Colliding and Merging Galaxies

Even small galaxies pull on each other through gravity, and in the dense early universe collisions were common. The word "collision" is a bit misleading. Individual stars almost never run into each other during a galactic merger because the spaces between them are vast. The interaction is more like two flocks of birds passing through each other, with gravity slowly winding them into a single system over hundreds of millions of years.

What does collide is gas. Giant molecular clouds, the cold reservoirs where new stars are born, slam into each other and compress, triggering bursts of star formation that can light up the merging galaxy as a starburst. By the time a merger settles, the resulting galaxy may hold millions of new stars and have used up much of its star-forming gas. Most large galaxies have been through this process more than once. The Milky Way has absorbed several smaller galaxies over its 13-billion-year life and is currently on a collision course with Andromeda, a merger expected to begin in roughly 4 to 5 billion years.

How Galaxy Shapes Formed

Astronomers sort galaxies along the Hubble sequence: ellipticals, lenticulars, spirals, and irregulars. Ellipticals are smooth, roughly oval clouds of mostly old stars with little gas left to form new ones. Lenticulars sit between ellipticals and spirals, with a disc but no obvious arms. Spirals, like the Milky Way, have a flattened rotating disc with arms tracing through it. Irregulars lack any clear symmetry. A separate label, "peculiar," is sometimes added for galaxies visibly distorted by interactions, though it describes a state more than a true class.

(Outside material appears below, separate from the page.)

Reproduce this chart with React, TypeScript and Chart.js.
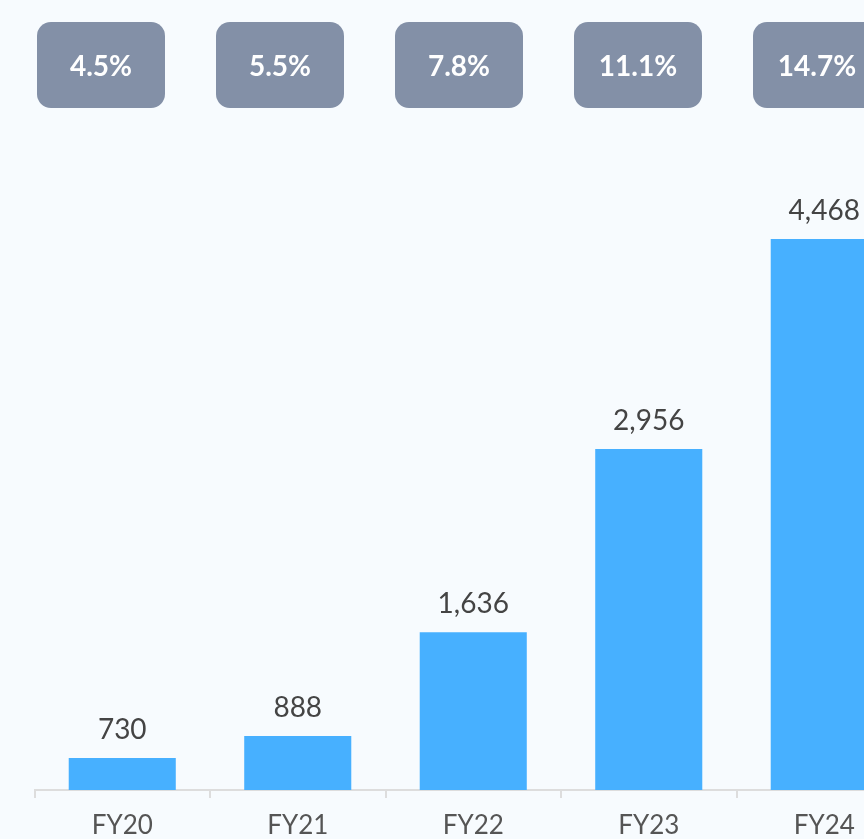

Spiral arms are the trickiest feature to explain. The leading model is density wave theory, first developed by C.C. Lin and Frank Shu in the 1960s. The arms are not fixed structures made of the same stars over time. They are pressure waves moving through the disc, like cosmic traffic jams. Stars and gas orbit the galactic center at one speed; the wave pattern rotates at another. As stars pass through an arm they slow briefly, gas gets compressed, new stars are triggered, and the bright young blue stars and pink emission nebulae that mark the arms eventually fade as the material moves on through. New stars then light up the next stretch of the wave. This is why arms always look young.

Ellipticals form mostly through major mergers of two roughly equal-mass spirals. The chaotic interaction scrambles the orderly disc rotation into random orbits and consumes the available gas, leaving a smooth, gas-poor remnant. Irregulars are often small galaxies that never had enough mass to settle into a clean shape, or larger galaxies disrupted by a recent close pass with a neighbor. The dwarf galaxies orbiting the Milky Way include several good examples.

What Galaxies Tell Us About the Universe

Mapping galaxy shapes, locations, and motions is how cosmologists test the larger story of the cosmos. The distribution of galaxies across the sky traces out the cosmic web, the dark matter scaffolding that organizes everything else. The light from the most distant galaxies, captured by Hubble and now Webb, lets us watch the early universe directly. Each new generation of telescope pushes that view further back, closer to the moment when the first stars switched on and the universe began to take the shape we live in today.